ROANOKE TIMES Copyright (c) 1996, Roanoke Times DATE: Sunday, September 8, 1996 TAG: 9609090092 SECTION: BUSINESS PAGE: 1 EDITION: METRO DATELINE: NEW YORK SOURCE: JANE BRYANT QUINN WASHINGTON POST WRITERS GROUP
You may think it's dandy to cut the funds that support the Internal Revenue Service, as Congress recently proposed. The Senate would chop 6.4 percent from its fiscal '97 budget; the House wants 9.1 percent. Adjusted for inflation, the cuts are even deeper than that.
Hardest hit is the IRS's disappointing program for modernizing its computers.
But there's also a slice off the budget for tax processing, taxpayer assistance and law enforcement. Fewer cases will be worked. Less delinquent tax will be corralled.
Hooray, say the tax-haters. Beat those revenooers down. But only the cheaters have cause to cheer. Honest taxpayers may find it harder to get booklets and forms, harder to get a question answered, harder to resolve a dispute.
Even now, the IRS isn't delivering as much service as it used to, says tax lawyer Karen Field of the consulting firm, KPMG Peat Marwick. Whether it's a request for a private letter ruling or a compliance issue, ``things that used to take six months now take a year,'' she says.
The delays are holding up business transactions, such as acquisitions and mergers. When the deal can't wait, the parties have to guess what the IRS will rule. If they're wrong, it could cost them millions of dollars.
Tom Ochsenschlager, a partner at the accounting firm Grant Thornton, has a client who needs a tax ruling on a new financial product. The IRS' national office told him it will take a year to find out. ``The cuts that Congress has already made are slowing down commerce,'' Ochsenschlager says.
Like all other government agencies, the IRS has been streamlining operations - consolidating offices, centralizing telephone service and reducing staff. Its objective: to move more people into audits and collections, in order to bring more money in.
For example, it has been moving faster to collect delinquent tax. In 1992, it beefed up the number of field agents who investigate business returns. Cash businesses appear to pay an average of only 70 percent of their tax, compared with more than 95 percent for people subject to tax withholding.
The plan has been working. The rate of collections has increased.
In 1995, Congress appropriated $400 million, for what was intended to be a special, five-year compliance effort. The IRS hired 5,000 new agents and collection officers. Result: an extra $800 million in taxes captured for the Treasury in the first year, says IRS spokesman Frank Keith.
Did some of that money come from taxophobic constituents of powerful people? For whatever reason, Congress reneged on its promise of long-term support. Funding for the effort stopped. All this year, the IRS has been cutting personnel, by attrition and early retirements. Total average employment is down to 106,000 this year, from 116,700 in 1992.
Early next year, the IRS may face its first mass layoff ever. Some 4,800 jobs are going to have to go, Keith says. The service has been doing its best to chop staff and clerical support while leaving compliance people in place. But if Congress does indeed cut the fiscal '97 budget, compliance will also be reduced--and the government will collect less tax.
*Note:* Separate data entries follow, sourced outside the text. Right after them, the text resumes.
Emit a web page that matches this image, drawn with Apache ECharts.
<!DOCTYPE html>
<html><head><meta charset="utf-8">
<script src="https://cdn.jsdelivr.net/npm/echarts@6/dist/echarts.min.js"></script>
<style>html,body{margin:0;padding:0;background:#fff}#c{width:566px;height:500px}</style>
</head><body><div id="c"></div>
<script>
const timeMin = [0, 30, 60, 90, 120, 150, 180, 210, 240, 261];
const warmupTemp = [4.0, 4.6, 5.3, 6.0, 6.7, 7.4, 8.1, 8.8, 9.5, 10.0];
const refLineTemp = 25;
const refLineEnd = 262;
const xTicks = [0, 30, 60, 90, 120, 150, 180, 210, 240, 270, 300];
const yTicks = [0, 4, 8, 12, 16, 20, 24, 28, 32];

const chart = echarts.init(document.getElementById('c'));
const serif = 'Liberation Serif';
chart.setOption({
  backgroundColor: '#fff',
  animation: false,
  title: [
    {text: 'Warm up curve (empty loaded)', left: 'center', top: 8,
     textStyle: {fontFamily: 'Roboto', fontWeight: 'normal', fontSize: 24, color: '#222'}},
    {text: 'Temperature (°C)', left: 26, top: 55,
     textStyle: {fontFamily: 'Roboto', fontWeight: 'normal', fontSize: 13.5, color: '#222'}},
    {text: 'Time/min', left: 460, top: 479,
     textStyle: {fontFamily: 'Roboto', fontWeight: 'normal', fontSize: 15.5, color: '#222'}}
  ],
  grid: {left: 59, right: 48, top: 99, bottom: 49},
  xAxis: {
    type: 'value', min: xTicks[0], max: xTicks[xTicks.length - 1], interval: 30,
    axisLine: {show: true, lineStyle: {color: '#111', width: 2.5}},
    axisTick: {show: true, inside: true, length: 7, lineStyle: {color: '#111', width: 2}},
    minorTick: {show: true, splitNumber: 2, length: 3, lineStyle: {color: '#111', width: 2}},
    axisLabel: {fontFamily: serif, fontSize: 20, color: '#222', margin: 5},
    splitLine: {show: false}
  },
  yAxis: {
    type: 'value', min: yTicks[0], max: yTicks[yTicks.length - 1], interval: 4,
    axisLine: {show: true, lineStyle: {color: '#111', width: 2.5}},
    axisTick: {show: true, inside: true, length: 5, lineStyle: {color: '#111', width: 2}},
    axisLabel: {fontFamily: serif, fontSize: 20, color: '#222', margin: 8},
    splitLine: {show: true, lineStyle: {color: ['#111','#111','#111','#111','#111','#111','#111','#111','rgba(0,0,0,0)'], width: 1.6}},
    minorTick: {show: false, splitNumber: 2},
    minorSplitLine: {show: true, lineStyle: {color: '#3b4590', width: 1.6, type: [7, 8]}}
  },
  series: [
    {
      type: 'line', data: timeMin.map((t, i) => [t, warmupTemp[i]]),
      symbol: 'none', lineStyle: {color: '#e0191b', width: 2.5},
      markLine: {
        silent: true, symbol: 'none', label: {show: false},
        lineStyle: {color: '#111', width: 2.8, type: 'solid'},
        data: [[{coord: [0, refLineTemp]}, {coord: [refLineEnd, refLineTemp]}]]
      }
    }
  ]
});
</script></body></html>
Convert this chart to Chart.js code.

In many ways, this story is an object lesson in why it's so hard to get government to downsize. The IRS cut its management costs, to be able to spend more money on tax collections and taxpayer services. But by slashing its budgets, Congress took the savings away and scotched the service's plan.
Would businesses bother to run a leaner operation if they weren't allowed to profit from the money they saved?
If you hate the tax law, the IRS shouldn't even be your target. Congress writes all those torturous clauses and exceptions. Odd, that politicians get credit for IRS-bashing, when the IRS is merely enforcing what the Congress wants.
A touch of good news: the new Taxpayer Bill of Rights should make disputes a little easier to solve. Some key provisions, according to Mark Ely, a partner at KPMG Peat Marwick:
* You'll be able to send a last-minute tax return by certain private delivery services, and have their time stamps count as proof that you filed before the deadline. The IRS will have to approve the services; they'll be companies like Airborne and Federal Express.
* If the IRS sues you and loses, you have a better shot at recovering your legal fees.
* Your interest payments might be canceled on back taxes due, if your tax case dragged on solely because of IRS errors and delays.
* The ombudsman's office has been granted more powers and recast as the Office of the Taxpayer Advocate. If you have a problem, ask your district office to put you in touch.